Tuesday, February 9, 2010

shoop and how i met your mother

It started with the most unbelievable fake-out I've ever seen on TV. How I Met Your Mother introduced us to a likeable group of people, played by some appealing people, some I'd seen before (Neil Patrick Harris, Alyson Hannigan), and others I hadn't--but immediately they became the most relaxed and funny ensemble I'd witnessed in a long time. Hannigan I knew could be funny--after all, she made "this one time in band camp" one of the all-time greatest punchlines (and if you've been in band camp and you've heard that joke too often, tough beans--it's still funny). The others' comic abilities came as pleasant, and then increasingly wonderful surprises, renewed week after week. But most of all, the creators of the show set up a budding romance between a young architect named Ted and a TV reporter named Robin. They meet cute, they meet funny--at this point, I'm thinking we're above average, but nothing earth-shaking.

Then came the fake-out.

You see, the framing device of the show is the character of Ted, in the future, telling his two kids the titular story. And once Ted seems to have won Robin over in the "past" (our present), "old" Ted of the future cheerfully tells his kids, "And that's how I met your Aunt Robin."

Aunt Robin?!!

And I was floored. I laughed with sheer pleasure and surprise, but then immediately I thought--"They can't keep that going, no way." How could they encourage an audience to root for a developing relationship that is doomed from the start? How could they move the story of meeting mother along at a reasonable pace and sustain multiple seasons of fun and interest?
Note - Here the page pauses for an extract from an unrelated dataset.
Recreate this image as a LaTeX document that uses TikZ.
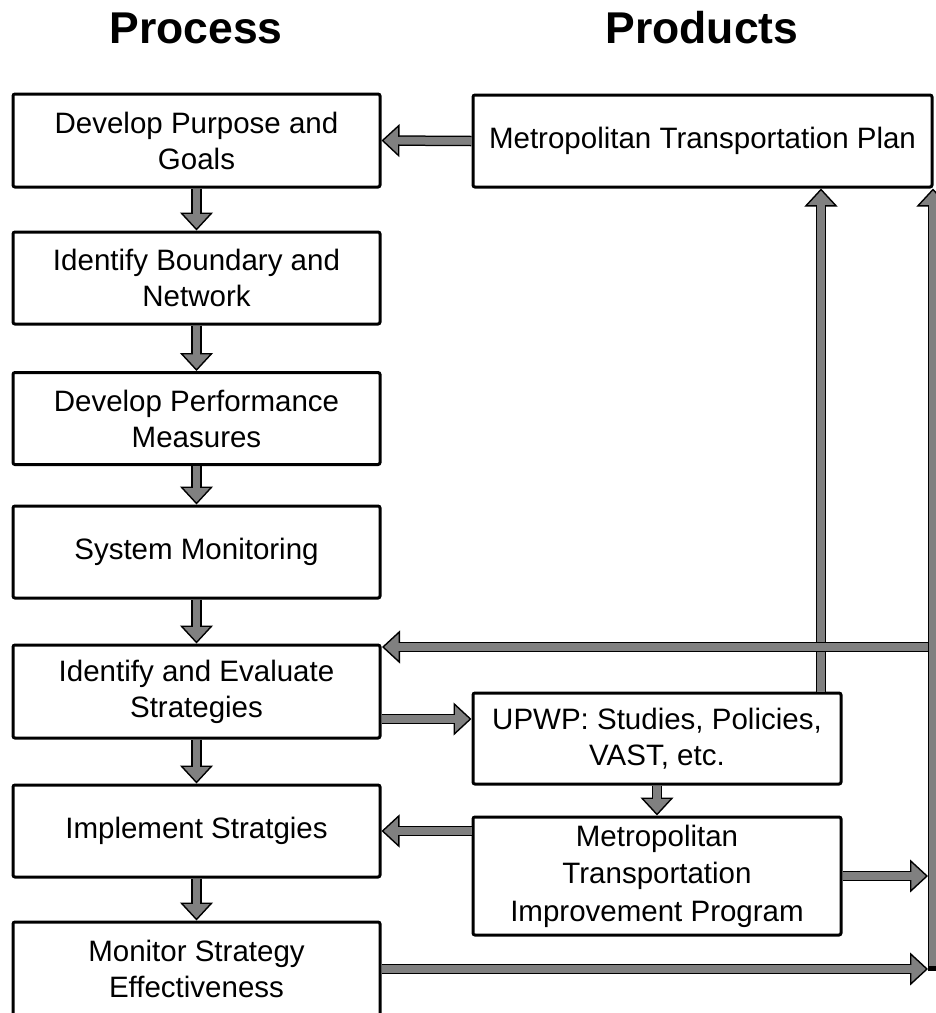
\documentclass[tikz,border=0pt]{standalone}
\usepackage{fontspec}
\setmainfont{Liberation Sans}
\usetikzlibrary{arrows.meta}
\definecolor{garrow}{HTML}{808080}
\begin{document}
\begin{tikzpicture}[x=1pt,y=-1pt,
  box/.style={draw=black, line width=3pt, fill=white, rounded corners=2pt, inner sep=0pt,
    align=center, font=\fontsize{29.5}{36}\selectfont},
  ttl/.style={inner sep=0pt, font=\fontsize{44.5}{50}\selectfont\bfseries},
  barrow/.style={draw=garrow, line width=7.5pt,
    -{Triangle[length=18pt,width=33pt,color=black,fill=garrow,line width=1.4pt]},
    preaction={draw=black, line width=10.5pt, -, shorten >=17pt},
    postaction={draw=garrow, line width=7.5pt, -, shorten >=15pt}},
  barbar/.style={draw=garrow, line width=7.5pt,
    -{Triangle[length=18pt,width=33pt,color=black,fill=garrow,line width=1.4pt]},
    preaction={draw=black, line width=10.5pt, -, line cap=rect, shorten >=17pt},
    postaction={draw=garrow, line width=7.5pt, -, shorten >=15pt}}]
\useasboundingbox (0,0) rectangle (936,1013);
\fill[white] (0,0) rectangle (936,1013);

% titles
\node[ttl] (tproc) at (196,28) {Process};
\node[ttl] (tprod) at (702,28) {Products};

% process column
\node[box, minimum width=367pt, minimum height=93pt] (dpg) at (196.5,140.5) {Develop Purpose and\\Goals};
\node[box, minimum width=367pt, minimum height=92pt] (ibn) at (196.5,278) {Identify Boundary and\\Network};
\node[box, minimum width=367pt, minimum height=92pt] (dpm) at (196.5,418.5) {Develop Performance\\Measures};
\node[box, minimum width=367pt, minimum height=92pt] (sm) at (196.5,552) {System Monitoring};
\node[box, minimum width=367pt, minimum height=93pt] (ies) at (196.5,691.5) {Identify and Evaluate\\Strategies};
\node[box, minimum width=367pt, minimum height=92pt] (impl) at (196.5,831) {Implement Stratgies};
\node[box, minimum width=367pt, minimum height=94pt] (mse) at (196.5,969) {Monitor Strategy\\Effectiveness};

% products column
\node[box, minimum width=459pt, minimum height=92pt] (mtp) at (702.5,141) {Metropolitan Transportation Plan};
\node[box, minimum width=368pt, minimum height=91pt] (upwp) at (657,738.5) {UPWP: Studies, Policies,\\VAST, etc.};
\node[box, minimum width=368pt, minimum height=118pt, font=\fontsize{29.5}{37.5}\selectfont] (mtip) at (657,876) {Metropolitan\\Transportation\\Improvement Program};

% helper coordinates
\coordinate (ux) at (821,0);
\coordinate (bx) at (933,0);
\coordinate (barbot) at (933,966);
\coordinate (r647) at (0,647);
\coordinate (r719) at (0,719);
\coordinate (tipx) at (928,0);
\coordinate (iesx) at (382,0);

% process flow
\draw[barrow] (dpg.south) -- (ibn.north);
\draw[barrow] (ibn.south) -- (dpm.north);
\draw[barrow] (dpm.south) -- (sm.north);
\draw[barrow] (sm.south) -- (ies.north);
\draw[barrow] (ies.south) -- (impl.north);
\draw[barrow] (impl.south) -- (mse.north);

% products links
\draw[barrow] (mtp.west) -- (dpg.east);
\draw[barrow] (ies.east |- r719) -- (upwp.west |- r719);
\draw[barrow] (upwp.south) -- (mtip.north);
\draw[barrow] (upwp.north -| ux) -- (mtp.south -| ux);
\draw[barrow] (impl.east -| mtip.west) -- (impl.east);

% feedback bar
\draw[barrow] (bx |- r647) -- (iesx |- r647);
\draw[barrow] (mtip.east) -- (tipx |- mtip.east);
\draw[barrow] (mse.east) -- (tipx |- mse.east);
\draw[barbar] (barbot) -- (mtp.south -| bx);
\end{tikzpicture}
\end{document}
How, indeed, since that's exactly what's happened. The writers' supply of inventiveness and cleverness is certainly way up there on the list of reasons. And you can point to Neil Patrick Harris as the breakout figure, who suddenly became quite possibly the funniest person on TV. But in the end, it's that ensemble--Josh Radnor, Jason Segel, Cobie Smulders, plus Hannigan and Harris. You like these guys, and you root for them, even when they're doing really misguided and even shockingly amoral things. They make the less inspired episodes pleasant enough fun, and when the episodes are inspired, well, then we're talking, as Harris' character Barney would say, legen... wait for it... dary. And the rewards for being a regular viewer are...well, just that--rewarding. You get surprising character revelations as well as familiar call-backs from previous episodes. And while this might not be the sheer laugh-out-loud funniest show I'll be examining--that would probably be Arrested Development--there's a warmth to this show that you get when you're visiting some cool friends. I can't do it justice, really--I'd just say, catch up from the beginning if you can, and then dive in to see how it all turns out.